## begin Material shown

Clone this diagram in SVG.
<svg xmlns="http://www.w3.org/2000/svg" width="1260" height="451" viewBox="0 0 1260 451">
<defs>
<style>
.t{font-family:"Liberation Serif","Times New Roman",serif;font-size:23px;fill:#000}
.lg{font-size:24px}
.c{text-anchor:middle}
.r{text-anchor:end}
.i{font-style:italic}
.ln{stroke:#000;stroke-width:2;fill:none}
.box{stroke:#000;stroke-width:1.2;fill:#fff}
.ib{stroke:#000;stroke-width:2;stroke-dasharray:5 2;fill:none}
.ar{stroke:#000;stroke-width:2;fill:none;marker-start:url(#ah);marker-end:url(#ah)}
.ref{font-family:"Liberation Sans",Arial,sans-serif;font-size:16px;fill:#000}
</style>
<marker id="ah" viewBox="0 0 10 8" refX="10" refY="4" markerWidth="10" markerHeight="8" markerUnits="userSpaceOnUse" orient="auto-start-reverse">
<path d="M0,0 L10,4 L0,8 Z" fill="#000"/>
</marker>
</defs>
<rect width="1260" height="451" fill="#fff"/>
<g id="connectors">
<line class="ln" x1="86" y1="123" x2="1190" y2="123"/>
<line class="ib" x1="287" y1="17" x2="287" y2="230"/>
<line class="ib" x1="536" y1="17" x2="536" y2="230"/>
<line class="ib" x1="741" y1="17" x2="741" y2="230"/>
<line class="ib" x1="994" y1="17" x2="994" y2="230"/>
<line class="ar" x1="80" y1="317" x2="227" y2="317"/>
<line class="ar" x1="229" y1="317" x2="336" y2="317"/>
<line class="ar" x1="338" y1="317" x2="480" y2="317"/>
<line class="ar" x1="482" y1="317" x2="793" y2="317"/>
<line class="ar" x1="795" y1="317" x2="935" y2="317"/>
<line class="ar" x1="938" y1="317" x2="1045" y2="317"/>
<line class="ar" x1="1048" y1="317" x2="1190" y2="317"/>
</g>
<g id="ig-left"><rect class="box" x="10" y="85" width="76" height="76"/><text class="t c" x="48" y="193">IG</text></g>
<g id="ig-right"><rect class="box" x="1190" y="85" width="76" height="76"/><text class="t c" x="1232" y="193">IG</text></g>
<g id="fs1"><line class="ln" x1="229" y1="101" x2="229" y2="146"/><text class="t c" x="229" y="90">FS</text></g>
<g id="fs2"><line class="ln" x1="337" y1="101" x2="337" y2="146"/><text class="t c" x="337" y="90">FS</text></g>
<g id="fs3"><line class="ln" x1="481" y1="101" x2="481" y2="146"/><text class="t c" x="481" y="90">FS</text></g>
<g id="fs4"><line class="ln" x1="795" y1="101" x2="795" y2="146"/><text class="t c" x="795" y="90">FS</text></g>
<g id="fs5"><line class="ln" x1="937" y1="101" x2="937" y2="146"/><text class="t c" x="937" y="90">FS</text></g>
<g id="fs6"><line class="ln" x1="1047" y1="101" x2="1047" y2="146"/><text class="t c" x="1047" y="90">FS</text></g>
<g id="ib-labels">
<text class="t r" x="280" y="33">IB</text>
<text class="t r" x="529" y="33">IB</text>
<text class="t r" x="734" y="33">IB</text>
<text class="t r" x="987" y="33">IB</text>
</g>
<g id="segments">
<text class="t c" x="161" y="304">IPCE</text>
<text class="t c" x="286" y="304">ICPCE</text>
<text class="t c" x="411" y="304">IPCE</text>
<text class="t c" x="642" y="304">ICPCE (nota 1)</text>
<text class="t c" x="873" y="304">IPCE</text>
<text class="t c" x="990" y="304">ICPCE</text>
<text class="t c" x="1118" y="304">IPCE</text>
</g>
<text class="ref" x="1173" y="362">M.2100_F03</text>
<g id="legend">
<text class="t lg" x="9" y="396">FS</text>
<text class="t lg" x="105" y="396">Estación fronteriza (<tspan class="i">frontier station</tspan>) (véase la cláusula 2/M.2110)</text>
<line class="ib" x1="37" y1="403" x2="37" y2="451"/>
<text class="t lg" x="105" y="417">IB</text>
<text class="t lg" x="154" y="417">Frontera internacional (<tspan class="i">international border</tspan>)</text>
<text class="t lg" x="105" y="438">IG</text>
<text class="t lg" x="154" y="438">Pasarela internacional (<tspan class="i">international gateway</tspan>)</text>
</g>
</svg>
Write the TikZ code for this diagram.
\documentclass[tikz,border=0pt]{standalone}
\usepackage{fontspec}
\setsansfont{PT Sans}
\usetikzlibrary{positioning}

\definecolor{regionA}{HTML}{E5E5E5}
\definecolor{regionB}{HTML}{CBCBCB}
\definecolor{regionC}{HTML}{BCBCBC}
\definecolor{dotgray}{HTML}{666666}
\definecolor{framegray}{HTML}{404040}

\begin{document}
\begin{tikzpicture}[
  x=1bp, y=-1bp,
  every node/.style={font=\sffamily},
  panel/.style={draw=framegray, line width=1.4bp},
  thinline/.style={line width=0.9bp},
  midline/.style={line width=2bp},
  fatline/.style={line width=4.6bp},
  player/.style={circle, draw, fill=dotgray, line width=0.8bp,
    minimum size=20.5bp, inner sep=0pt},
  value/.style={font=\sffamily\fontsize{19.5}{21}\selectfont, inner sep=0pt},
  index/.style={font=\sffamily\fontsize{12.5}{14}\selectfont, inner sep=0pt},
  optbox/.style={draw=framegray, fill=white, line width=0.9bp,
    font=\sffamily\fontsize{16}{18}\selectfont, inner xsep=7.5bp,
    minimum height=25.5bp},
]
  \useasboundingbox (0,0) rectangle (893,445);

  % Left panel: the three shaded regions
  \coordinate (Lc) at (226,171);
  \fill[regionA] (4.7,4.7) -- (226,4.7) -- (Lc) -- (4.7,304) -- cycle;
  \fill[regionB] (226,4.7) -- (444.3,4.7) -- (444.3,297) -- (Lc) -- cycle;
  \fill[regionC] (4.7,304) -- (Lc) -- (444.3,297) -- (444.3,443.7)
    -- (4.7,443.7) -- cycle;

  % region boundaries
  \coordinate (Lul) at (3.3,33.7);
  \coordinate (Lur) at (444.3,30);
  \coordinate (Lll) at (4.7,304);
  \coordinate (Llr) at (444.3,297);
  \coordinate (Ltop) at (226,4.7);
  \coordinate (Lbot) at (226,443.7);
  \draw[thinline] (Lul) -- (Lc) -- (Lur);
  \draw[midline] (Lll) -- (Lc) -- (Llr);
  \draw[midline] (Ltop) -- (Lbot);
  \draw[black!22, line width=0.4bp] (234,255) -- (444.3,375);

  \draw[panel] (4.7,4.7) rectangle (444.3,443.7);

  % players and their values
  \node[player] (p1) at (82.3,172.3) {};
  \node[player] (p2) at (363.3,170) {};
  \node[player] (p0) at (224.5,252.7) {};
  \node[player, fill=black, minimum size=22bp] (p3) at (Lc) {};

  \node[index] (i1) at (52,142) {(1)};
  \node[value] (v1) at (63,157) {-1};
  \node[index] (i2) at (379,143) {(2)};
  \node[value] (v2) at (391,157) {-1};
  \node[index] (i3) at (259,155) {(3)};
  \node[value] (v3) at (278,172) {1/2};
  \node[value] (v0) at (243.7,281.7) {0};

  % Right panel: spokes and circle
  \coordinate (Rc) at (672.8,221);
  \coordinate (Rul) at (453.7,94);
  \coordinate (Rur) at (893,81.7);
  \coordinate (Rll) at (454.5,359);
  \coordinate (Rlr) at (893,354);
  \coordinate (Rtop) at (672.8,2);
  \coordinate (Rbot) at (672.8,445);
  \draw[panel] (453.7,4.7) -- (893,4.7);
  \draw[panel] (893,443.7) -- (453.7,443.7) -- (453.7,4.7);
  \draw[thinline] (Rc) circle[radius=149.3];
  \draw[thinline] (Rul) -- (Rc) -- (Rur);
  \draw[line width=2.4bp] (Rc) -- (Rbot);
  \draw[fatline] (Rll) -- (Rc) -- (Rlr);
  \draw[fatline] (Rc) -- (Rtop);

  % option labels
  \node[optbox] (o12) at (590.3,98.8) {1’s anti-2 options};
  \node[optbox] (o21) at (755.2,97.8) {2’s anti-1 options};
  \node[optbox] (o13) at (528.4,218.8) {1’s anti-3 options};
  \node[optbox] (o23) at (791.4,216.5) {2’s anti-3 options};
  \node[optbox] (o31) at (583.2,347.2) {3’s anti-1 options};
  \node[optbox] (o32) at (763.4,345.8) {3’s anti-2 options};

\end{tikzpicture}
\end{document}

## end Material shown

◆ Exercise task: Go through the material above and output exactly the lines from the one containing "Write the TikZ code for this diagram." through the one containing "(0,0) rectangle (893,445);".

◆ Result below:
Write the TikZ code for this diagram.
\documentclass[tikz,border=0pt]{standalone}
\usepackage{fontspec}
\setsansfont{PT Sans}
\usetikzlibrary{positioning}

\definecolor{regionA}{HTML}{E5E5E5}
\definecolor{regionB}{HTML}{CBCBCB}
\definecolor{regionC}{HTML}{BCBCBC}
\definecolor{dotgray}{HTML}{666666}
\definecolor{framegray}{HTML}{404040}

\begin{document}
\begin{tikzpicture}[
  x=1bp, y=-1bp,
  every node/.style={font=\sffamily},
  panel/.style={draw=framegray, line width=1.4bp},
  thinline/.style={line width=0.9bp},
  midline/.style={line width=2bp},
  fatline/.style={line width=4.6bp},
  player/.style={circle, draw, fill=dotgray, line width=0.8bp,
    minimum size=20.5bp, inner sep=0pt},
  value/.style={font=\sffamily\fontsize{19.5}{21}\selectfont, inner sep=0pt},
  index/.style={font=\sffamily\fontsize{12.5}{14}\selectfont, inner sep=0pt},
  optbox/.style={draw=framegray, fill=white, line width=0.9bp,
    font=\sffamily\fontsize{16}{18}\selectfont, inner xsep=7.5bp,
    minimum height=25.5bp},
]
  \useasboundingbox (0,0) rectangle (893,445);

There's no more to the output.